Within-Person Relations

Of all the relationships shown in Table 3, in this section we report only those relationships that were statistically credible. As in the model with the latent affect variable, score had a negative autoregressive effect in the middle third of the round (holes 7-12 β = –.22 CI = –.41, –.09).

For perceived control there was a positive autoregressive effect overall (β = .27, CI = .15, .38) and for the last six holes (β = 16, CI = .01, .30). Score negatively predicted perceived control overall (β = –.33, CI = –.41, –.25) and during the last two thirds of the round (Holes 7-12 β = –.26 CI = –.42, –.09; and holes 13-18 β = –.34, CI = –.48, –.19).

Task-oriented coping showed a positive autoregressive effect overall (β = .35, CI = .24, .44) and during the middle of the round (β = .25, CI = .08, .39). Score negatively predicted the ability to cope with the subsequent hole both overall (β = –.30, CI = –.41, –.21) and for the last two thirds of the round (holes 7-12 β = –.38, CI = –.50, –.23; and holes 13-18 β = –.23, CI = –.38, –.06).

Irritability showed positive autoregressive effects overall (β = .31, CI = .17, .40) and in the middle third of the round (β = .23, CI = .09, .38). There was a negative relation between irritation and score in the overall round (β = –.13, CI = –.24, –.03) and for the middle third of the round (β = –.20, CI = –.37, –.01). Score positively predicted irritability overall (β = .43, CI = .41, .59) and for each third of the round (holes 1-6 β = .25, CI = .09, .38; holes 7-12 β = .53, CI = .37, .62; and holes 13-18 β = .41, CI = .27, .54).

Nervousness had a positive auto-regression overall (β = .51, CI = .41, .59) and for the first third of the round (β = 18, CI = .00, .35) but for no other tested relationship.
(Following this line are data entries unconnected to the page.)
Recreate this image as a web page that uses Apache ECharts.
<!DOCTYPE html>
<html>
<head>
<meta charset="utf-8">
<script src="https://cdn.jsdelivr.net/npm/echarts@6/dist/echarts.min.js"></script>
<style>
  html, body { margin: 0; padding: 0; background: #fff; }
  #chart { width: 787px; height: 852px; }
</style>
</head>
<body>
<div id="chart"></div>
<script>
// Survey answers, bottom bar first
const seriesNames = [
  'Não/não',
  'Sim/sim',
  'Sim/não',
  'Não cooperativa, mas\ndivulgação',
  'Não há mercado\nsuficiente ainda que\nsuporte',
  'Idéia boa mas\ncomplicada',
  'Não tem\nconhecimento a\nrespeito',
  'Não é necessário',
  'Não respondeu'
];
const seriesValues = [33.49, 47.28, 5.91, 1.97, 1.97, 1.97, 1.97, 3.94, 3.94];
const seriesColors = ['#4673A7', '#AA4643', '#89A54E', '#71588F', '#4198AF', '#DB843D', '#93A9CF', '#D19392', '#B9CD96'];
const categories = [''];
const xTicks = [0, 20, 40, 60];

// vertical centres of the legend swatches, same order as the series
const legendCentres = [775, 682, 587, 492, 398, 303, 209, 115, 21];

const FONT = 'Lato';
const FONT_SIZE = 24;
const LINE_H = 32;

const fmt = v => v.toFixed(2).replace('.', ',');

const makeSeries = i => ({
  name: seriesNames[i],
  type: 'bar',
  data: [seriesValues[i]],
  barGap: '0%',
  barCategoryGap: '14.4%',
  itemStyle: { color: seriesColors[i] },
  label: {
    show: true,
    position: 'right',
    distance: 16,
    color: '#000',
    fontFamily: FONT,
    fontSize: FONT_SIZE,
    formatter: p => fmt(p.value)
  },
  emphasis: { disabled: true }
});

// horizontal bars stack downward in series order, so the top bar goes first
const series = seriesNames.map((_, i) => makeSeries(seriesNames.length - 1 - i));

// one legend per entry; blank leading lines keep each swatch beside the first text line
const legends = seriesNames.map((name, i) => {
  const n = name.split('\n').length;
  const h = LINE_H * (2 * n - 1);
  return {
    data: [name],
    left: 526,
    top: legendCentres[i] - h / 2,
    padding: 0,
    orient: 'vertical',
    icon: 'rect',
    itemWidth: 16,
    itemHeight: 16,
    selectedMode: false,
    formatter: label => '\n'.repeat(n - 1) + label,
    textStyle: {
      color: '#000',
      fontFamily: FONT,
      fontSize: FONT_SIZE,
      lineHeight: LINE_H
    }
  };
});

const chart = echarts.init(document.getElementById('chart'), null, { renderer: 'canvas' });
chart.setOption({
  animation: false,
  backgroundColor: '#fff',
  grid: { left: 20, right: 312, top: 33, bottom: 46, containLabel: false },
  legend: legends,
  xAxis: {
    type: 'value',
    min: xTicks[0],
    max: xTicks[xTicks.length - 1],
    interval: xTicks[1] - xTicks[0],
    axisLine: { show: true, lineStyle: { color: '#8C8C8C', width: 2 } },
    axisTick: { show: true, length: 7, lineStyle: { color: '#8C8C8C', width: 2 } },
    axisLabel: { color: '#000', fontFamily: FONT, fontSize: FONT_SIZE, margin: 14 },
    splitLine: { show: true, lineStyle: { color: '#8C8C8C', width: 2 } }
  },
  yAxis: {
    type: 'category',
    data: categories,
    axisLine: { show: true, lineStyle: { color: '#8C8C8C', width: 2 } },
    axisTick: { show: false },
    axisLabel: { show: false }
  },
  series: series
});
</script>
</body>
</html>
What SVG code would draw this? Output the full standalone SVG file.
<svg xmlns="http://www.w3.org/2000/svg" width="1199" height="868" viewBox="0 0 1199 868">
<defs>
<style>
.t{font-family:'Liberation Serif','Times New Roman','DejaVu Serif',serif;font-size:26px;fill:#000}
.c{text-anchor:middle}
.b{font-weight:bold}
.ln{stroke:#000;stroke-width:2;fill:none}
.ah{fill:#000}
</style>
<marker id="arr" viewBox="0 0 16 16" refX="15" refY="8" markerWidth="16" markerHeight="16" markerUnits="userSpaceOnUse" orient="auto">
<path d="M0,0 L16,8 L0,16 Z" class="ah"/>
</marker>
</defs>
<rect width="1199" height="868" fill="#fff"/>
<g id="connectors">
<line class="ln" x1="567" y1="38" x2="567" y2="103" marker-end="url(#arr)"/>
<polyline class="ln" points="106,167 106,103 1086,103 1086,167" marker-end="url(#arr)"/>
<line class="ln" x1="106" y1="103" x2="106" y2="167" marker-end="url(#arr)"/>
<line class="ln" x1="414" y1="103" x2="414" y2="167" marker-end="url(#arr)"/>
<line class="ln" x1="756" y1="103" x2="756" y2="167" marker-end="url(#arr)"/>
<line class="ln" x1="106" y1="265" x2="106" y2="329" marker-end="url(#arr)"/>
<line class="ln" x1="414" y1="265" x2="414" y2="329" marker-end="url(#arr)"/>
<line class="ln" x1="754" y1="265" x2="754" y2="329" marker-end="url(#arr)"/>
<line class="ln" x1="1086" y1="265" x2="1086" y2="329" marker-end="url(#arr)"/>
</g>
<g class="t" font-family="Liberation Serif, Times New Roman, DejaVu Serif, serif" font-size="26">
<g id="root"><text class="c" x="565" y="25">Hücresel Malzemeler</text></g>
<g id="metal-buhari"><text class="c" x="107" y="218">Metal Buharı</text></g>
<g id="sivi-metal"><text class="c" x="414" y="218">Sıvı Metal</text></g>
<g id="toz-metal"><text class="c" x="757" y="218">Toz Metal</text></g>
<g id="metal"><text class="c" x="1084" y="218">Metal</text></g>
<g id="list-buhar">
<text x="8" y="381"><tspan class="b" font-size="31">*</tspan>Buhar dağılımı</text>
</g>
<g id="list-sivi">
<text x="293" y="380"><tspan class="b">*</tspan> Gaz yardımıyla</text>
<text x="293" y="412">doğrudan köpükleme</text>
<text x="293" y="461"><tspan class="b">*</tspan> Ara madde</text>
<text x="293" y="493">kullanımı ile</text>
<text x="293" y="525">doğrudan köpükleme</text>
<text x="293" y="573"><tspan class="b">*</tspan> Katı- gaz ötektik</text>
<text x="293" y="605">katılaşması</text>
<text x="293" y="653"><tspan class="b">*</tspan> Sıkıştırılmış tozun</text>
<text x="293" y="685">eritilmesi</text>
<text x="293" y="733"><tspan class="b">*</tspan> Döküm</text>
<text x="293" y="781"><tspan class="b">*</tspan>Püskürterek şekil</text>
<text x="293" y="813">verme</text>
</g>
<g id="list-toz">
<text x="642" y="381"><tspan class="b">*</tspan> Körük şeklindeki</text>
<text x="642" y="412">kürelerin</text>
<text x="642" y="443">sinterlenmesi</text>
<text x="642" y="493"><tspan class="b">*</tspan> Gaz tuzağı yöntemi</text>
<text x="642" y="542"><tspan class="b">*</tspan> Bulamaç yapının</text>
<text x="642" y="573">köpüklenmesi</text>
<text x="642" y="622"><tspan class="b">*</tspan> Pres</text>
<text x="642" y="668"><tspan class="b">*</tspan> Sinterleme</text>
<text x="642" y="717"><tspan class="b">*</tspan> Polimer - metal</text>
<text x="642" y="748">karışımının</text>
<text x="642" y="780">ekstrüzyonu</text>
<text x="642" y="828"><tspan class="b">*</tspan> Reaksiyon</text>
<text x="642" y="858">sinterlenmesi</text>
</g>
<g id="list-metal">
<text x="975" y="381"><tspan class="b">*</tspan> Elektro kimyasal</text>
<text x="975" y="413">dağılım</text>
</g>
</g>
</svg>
Perceived tension showed a positive auto-regression overall (β = .36, CI = .27, .46) and for the last third of the golf round (β = .02, CI = –.15, .19). Score predicted perceived tension overall (β = .33, CI = .25, .41).

Between-Person Relations

All between-person relations are reported in the Appendix, Table A2; and, in this section, only those relations that were statistically credible are reported. As for model 1, the variation between golfers was very high overall. Two between-person relationships were statistically credible over all 18 holes: (a) the relation between skill level and score where higher handicap (lower skill) predicted a higher score (β = .71, CI = .32, .89), and (b) the same relationship in the last third of the rounds (β = .63, CI = .09, .89). Lower skill level was related to the auto-regression for score (i.e., less skilled players more often followed a bad hole with another bad hole; β = .54, CI = .00, .84). During the middle third of the round, more skilled players also reported less irritation after a poorly scored hole than did better players (β = –.67, CI = –.90, –.03), but they showed a stronger relation between score and tension on the following hole (β = .74, CI = .02, .96).

Discussion

The present study examined whether golfers’ negative affect, perceived control, and task-oriented coping measured between golf holes predicted their performance on subsequent holes across an 18-hole competition. Additionally, we assessed whether performance on the preceding hole predicted negative affect, perceived control, and task-oriented coping on the ensuing hole. The within-person relationships of various negative affect measures were largely in line with previous research from other performance domains. They showed that golfers’ performance-induced affects (i.e., valence, dominance and arousal) were stronger than their emotion-induced performances (Schantz & Conroy, 2009). One particularly interesting finding was that, during certain temporal aspects of the competition round (i.e., holes 7-12), negative affect predicted a better score on the subsequent hole. Perhaps unsurprisingly, between-person relationships revealed that more skilled golfers performed better than less skilled players and were less influenced by bad performances, both with regard to the subsequent score and their affective response following a bad score. Poor scores also predicted lower perceptions of control and task-oriented coping in relation to the upcoming hole. These observed effects of negative affect and negative discrete emotions are in line with previous studies both in sport and school environments (Doron & Gaudreau, 2014; Hanton & Connaughton, 2001; Schantz & Conroy, 2009; Skinner et al., 1998).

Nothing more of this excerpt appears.